Fatou Baldeh, an FGM/C survivor, said the media has been used in The Gambia to silence survivors of not only FGM/C but other forms of sexual and gender based violence too.

This, according to her, has contributed to why many women do not come out and share their experiences.

However, she said the media can be used in a positive way to amplify voices of survivors as well as empower women and girls.

She pointed out that it’s important that they break the culture of silence because by doing so, they are empowering other survivors to also speak up to move away from the notion that FGM/C does not affect women and girls.

Fanta Ceesay, social media influencer, said the fight against FGM should be about fearlessness. “We have some men as allies but we also have some men who are so quick to dismiss our experiences,” she observed.
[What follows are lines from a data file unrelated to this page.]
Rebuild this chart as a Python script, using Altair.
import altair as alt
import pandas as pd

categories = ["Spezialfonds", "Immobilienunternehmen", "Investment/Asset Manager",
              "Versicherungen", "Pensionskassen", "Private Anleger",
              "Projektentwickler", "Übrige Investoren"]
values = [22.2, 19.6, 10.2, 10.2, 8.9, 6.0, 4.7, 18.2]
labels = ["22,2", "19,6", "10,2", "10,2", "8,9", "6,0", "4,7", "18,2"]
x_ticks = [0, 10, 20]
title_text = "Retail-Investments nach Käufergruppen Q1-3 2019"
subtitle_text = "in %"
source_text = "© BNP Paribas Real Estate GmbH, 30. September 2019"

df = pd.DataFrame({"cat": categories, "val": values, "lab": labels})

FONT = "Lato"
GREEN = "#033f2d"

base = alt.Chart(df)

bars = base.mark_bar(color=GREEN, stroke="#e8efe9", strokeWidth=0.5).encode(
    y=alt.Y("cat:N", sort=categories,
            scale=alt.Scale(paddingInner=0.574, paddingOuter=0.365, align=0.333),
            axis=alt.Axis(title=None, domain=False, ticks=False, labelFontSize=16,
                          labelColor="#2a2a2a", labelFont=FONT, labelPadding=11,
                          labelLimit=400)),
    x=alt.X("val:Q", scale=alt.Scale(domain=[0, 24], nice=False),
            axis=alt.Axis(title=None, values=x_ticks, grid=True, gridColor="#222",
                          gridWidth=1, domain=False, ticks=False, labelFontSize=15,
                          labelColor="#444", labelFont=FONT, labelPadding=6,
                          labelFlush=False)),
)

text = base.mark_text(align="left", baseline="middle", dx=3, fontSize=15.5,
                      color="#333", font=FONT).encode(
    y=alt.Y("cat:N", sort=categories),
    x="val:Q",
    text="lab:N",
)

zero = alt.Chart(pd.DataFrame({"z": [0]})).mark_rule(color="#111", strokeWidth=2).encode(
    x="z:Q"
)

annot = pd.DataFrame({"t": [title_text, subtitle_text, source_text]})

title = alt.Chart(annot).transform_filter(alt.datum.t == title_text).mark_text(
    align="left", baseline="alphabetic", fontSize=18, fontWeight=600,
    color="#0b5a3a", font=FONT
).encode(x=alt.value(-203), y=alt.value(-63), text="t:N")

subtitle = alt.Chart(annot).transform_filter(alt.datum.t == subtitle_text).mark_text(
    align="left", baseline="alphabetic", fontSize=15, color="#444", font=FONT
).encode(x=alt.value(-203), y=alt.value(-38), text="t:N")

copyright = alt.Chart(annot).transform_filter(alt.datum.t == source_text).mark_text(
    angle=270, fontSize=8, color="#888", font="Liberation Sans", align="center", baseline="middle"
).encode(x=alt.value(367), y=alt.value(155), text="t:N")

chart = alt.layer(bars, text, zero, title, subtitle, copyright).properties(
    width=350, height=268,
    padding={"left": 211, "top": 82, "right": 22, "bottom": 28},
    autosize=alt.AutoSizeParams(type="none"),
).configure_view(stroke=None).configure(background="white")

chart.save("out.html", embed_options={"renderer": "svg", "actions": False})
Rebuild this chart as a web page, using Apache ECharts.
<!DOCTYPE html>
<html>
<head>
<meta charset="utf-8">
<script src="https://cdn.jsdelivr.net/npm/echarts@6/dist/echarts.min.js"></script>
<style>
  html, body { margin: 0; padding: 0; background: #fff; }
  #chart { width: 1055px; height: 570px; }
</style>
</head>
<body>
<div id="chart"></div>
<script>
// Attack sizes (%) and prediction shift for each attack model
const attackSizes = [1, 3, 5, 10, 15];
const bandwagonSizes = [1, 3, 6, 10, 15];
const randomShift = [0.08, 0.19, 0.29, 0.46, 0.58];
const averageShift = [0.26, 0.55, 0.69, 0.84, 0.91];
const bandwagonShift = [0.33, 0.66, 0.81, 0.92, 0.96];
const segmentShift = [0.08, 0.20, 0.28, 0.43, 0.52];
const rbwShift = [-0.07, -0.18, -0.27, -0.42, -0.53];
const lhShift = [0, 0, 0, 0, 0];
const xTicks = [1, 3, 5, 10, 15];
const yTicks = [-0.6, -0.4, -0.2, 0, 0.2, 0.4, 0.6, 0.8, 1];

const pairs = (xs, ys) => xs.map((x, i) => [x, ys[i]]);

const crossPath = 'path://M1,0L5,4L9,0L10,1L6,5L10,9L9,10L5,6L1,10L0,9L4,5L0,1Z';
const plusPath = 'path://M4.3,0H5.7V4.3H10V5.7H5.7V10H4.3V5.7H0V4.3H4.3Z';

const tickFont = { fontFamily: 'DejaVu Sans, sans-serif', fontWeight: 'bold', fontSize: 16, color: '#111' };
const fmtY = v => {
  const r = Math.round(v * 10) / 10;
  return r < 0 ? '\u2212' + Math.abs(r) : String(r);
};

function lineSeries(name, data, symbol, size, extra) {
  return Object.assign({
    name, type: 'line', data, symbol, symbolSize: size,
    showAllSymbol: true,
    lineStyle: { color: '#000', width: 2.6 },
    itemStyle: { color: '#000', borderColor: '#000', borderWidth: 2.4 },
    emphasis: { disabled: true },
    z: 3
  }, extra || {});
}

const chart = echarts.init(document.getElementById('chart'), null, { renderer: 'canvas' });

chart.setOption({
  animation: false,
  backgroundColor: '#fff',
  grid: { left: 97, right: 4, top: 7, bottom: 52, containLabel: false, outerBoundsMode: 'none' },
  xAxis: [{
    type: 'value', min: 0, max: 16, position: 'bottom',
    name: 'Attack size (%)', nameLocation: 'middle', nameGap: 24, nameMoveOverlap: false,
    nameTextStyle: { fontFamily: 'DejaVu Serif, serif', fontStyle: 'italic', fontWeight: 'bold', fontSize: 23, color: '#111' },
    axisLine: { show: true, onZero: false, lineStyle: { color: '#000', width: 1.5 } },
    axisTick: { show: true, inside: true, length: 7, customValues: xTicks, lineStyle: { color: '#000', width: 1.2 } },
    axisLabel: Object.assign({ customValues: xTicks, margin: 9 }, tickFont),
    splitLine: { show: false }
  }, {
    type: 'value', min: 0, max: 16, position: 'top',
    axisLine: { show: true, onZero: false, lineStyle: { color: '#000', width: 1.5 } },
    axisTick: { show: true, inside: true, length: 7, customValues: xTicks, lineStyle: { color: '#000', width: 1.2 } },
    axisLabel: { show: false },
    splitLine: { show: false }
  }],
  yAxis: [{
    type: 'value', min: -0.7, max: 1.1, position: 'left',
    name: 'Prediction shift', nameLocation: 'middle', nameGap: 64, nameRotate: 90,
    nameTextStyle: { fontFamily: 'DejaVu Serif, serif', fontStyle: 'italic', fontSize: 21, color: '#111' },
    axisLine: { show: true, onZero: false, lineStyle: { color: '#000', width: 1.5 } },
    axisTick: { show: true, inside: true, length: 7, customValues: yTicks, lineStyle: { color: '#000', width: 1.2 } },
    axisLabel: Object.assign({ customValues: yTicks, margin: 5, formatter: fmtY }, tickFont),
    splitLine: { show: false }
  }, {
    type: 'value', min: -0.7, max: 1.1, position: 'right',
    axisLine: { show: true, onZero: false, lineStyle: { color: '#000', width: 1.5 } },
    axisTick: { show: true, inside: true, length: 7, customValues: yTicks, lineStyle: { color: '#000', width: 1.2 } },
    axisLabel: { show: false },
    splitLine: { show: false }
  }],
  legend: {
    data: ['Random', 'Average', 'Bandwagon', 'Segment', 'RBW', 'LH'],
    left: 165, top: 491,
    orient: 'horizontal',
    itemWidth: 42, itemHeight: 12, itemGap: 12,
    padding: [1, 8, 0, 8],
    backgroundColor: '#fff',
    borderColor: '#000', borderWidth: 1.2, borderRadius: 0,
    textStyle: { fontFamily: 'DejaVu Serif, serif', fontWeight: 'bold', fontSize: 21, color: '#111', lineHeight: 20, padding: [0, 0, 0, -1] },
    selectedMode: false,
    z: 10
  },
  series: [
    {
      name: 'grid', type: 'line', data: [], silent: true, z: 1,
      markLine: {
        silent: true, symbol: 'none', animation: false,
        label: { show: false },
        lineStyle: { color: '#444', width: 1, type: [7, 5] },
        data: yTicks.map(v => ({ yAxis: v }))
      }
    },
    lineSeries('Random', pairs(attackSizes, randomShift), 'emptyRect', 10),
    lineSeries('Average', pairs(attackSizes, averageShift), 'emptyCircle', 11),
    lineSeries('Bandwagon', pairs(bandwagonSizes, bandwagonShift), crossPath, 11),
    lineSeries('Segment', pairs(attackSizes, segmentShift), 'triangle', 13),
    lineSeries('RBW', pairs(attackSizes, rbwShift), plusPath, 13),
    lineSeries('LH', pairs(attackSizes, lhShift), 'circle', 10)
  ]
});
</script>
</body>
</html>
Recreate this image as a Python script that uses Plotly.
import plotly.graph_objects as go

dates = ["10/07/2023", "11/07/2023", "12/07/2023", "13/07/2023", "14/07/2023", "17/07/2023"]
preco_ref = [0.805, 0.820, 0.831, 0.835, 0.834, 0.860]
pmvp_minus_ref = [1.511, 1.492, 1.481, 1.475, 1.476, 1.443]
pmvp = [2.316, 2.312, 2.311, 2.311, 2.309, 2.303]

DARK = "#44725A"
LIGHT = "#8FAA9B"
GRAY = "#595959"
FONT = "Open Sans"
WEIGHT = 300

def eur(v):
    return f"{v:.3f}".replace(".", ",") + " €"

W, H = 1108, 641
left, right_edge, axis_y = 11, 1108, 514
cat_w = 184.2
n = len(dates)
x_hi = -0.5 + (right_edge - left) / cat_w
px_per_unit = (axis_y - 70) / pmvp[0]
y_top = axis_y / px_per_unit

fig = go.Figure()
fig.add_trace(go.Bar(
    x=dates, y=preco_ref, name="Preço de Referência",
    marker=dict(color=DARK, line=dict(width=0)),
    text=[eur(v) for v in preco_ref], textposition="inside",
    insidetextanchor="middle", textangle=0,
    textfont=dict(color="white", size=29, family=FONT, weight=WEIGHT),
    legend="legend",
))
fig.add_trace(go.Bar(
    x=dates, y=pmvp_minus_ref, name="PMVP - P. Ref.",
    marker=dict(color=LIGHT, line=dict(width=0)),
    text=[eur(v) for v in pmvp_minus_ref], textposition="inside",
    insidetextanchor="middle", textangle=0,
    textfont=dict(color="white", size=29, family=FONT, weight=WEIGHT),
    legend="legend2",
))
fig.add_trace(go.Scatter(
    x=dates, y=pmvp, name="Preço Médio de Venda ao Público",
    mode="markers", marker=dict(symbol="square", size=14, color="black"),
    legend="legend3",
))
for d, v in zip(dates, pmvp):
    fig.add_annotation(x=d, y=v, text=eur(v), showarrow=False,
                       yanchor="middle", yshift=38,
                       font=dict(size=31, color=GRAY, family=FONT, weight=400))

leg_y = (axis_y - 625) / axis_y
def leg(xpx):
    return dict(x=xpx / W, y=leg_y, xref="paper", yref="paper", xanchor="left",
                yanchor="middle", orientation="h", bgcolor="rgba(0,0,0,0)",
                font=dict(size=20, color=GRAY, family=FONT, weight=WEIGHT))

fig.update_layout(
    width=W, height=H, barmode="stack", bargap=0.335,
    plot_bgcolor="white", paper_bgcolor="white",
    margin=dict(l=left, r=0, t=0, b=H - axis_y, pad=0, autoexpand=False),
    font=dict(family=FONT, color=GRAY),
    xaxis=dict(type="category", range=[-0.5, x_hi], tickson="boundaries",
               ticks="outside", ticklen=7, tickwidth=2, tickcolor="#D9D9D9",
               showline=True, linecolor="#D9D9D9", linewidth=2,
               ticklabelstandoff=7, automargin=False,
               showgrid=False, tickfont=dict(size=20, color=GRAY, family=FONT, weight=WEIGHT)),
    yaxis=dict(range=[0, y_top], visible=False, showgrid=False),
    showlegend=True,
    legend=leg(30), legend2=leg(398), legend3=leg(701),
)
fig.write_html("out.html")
However, she said this time they would not be dismissed.

Fallu Sowe, national coordinator for the Network Against Gender Based Violence (NGBV), recognised the support and partnership of UN agencies and development partners.

He called on youth of The Gambia to make good use of the social media platforms to amplify their voices against FGM/C and all forms of violence and harmful traditional practices against women and girls in The Gambia.

According to The Gambia Demographic Health Survey (GBoS 2019/2020), 73% of women aged 15-49 are circumcised, despite national efforts to eliminate the practice in the country for the past four decades.

The report also revealed that the most common type of FGM/C in The Gambia is Type II (some flesh removed), with 73% of circumcised women undergoing this procedure, and 17% of women underwent Type III procedure (also known as infibulation or sealing). Only 1% of women underwent Type I procedure (clitoris nicked). Therefore, the study confirmed that 90% of our women and girls who underwent FGM/C have been subjected to type II and III which have serious health consequences on them.

This evidence informed the decision to launch the social media campaign for young people to protect current girls who are yet to be subjected to the harmful practice and future girls and women.